The News: SUSE has earned the highest level accreditation for its flagship SLES Linux distribution. Announced this week, the Common Criteria EAL 4+ certification for the SUSE Linux Enterprise Server (SLES) 15 SP2 is now EAL 4+ level certified for IBM Z, Arm, and x86-64 architectures, signifying compliance with the most demanding security requirements for mission critical infrastructure. Read the full press release from SUSE here.
SUSE Earns Highest Level Accreditation for its SLES Linux Distribution, Doubles Down on Security
Analyst Take: The news that SUSE has earned the highest level accreditation for its SLES Linux distribution was welcome news. With the daily headlines filled with high profile hacking attacks, and the reality that ransomware is focused on critical infrastructure, security has never been more of a hot button issue. Against this backdrop, the announcement by SUSE concerning the security certification for the company’s SLES Linux distribution is incredibly timely.
What is Common Criteria?
Common Criteria (CC) is an international set of guidelines with 17 certificate authorizing member nations and 14 certificate consuming countries that provide specifications developed for evaluating information security products. These specifications are specifically designed to ensure they meet an agreed-upon security standard for government deployments. Given the provenance and widespread adoption of these specifications, many security focused organizations in Finance, Telco, Retail, and those focused on securing personally identifiable information (PII) use these specifications as a way to evaluate solutions
The Common Criteria specifications are broken into two areas: Protection Profiles and Evaluation Assurance Levels. A Protection Profile (PPro) defines a standard set of security requirements for a specific type of product. The Evaluation Assurance Level (EAL) specification defines the thoroughness of product testing.

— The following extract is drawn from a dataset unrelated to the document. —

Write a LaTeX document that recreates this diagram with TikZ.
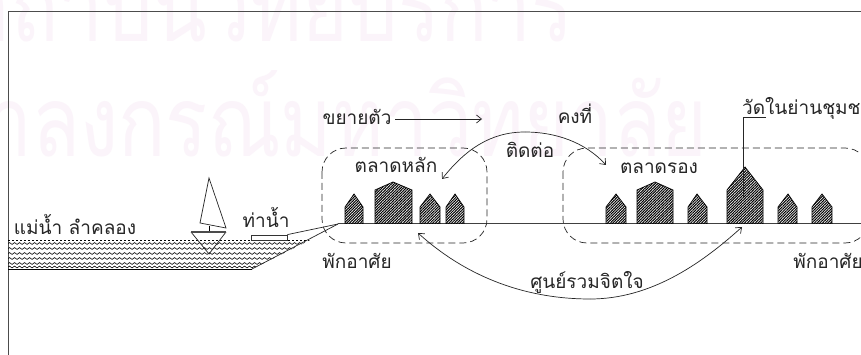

Evaluation Assurance Levels range from 1-7, with seven being the highest-level of evaluation. Despite what you may think, a higher evaluation level does not mean the product has a higher level of security, only that the product went through more tests. The graphic below provides a quick overview of the EAL levels:
In order to submit a solution for evaluation, the submitting vendor must complete a Security Target (ST) description. This vendor submission includes an overview of the product and the product’s security features, along with the vendor’s self-assessment detailing how the product is designed to conform to the relevant Protection Profile at the EAL the vendor chooses to be tested against. Following the vendor submission, the next step is for the laboratory to test the product to verify the product’s security features. The results of a successful evaluation form the basis for an official certification of the product.
In a Strategic Move, SUSE Doubling Down on Security is Smart
This is without question an indicator that SUSE is doubling down on security — which is smart strategy. As more and more organizations deploy Linux into mission critical environments, and UNIX deployments correspondingly decrease, the need for highly secure operating systems is becoming more prevalent. Against this backdrop, it is somewhat surprising that SUSE is currently the only provider of a general purpose Linux operating system with a secure software supply chain that is certified Common Criteria EAL 4+ for the IBM Z, Arm and x86-64 architectures given how prevalent these platforms are in governments and financial services organizations. Given their market leadership, it will be interesting to see when Red Hat receives this same certification.
Commenting on the announcement, Thomas Di Giacomo, SUSE Chief Technology and Product Officer said, “In today’s age of advanced hacking and service disruption, Common Criteria EAL 4+ level certification for SLES provides confidence to critical service providers such as governments, finance and banking companies, healthcare organizations, water and power companies, telecommunications providers, and others innovating at the edge.”
SUSE Linux Enterprise Server 15 SP2 was also certified by BSI, Germany’s Federal Office for Information Security, full details of that certification can be found here.
The Significance of SUSE’s EAL Certification
As vendors look to increase the security posture of their offerings and solutions, I expect to see a stronger focus on industry standards and specifications such as EAL as these independent specifications allow customers to make purchasing decisions based on independent verification. While the Common Criteria evaluation criteria are not a hard and fast insurance policy, they do form a basis for vendor evaluations and would form the basis for a series of questions in any Request For Information or Request For Proposal.
As deployment models become more fragmented — with solutions spanning IoT, edge, on-premises datacenter and increasingly hybrid and public cloud models — customers need a way to evaluate solutions and make informed decisions. Approaches such as Common Criteria and EAL address this requirement and will therefore become a key part of how vendors start to describe their offerings to potential customers.
SUSE taking a leadership position in certifying the ARM, IBM Z & LinuxONE and Intel x86-64 platforms is good for the Linux market as a whole, as it will force vendors such as Red Hat with RHEL and Canonical with Ubuntu to follow suit. I would expect these vendors to not be far behind in getting their Linux distributions certified. However, if Red Hat and Canonical do delay in getting their distributions certified, I would expect to see SUSE leverage their first mover advantage to drive further adoption in customer segments that will be focused on EAL ratings.
Disclosure: Futurum Research is a research and advisory firm that engages or has engaged in research, analysis, and advisory services with many technology companies, including those mentioned in this article. The author does not hold any equity positions with any company mentioned in this article.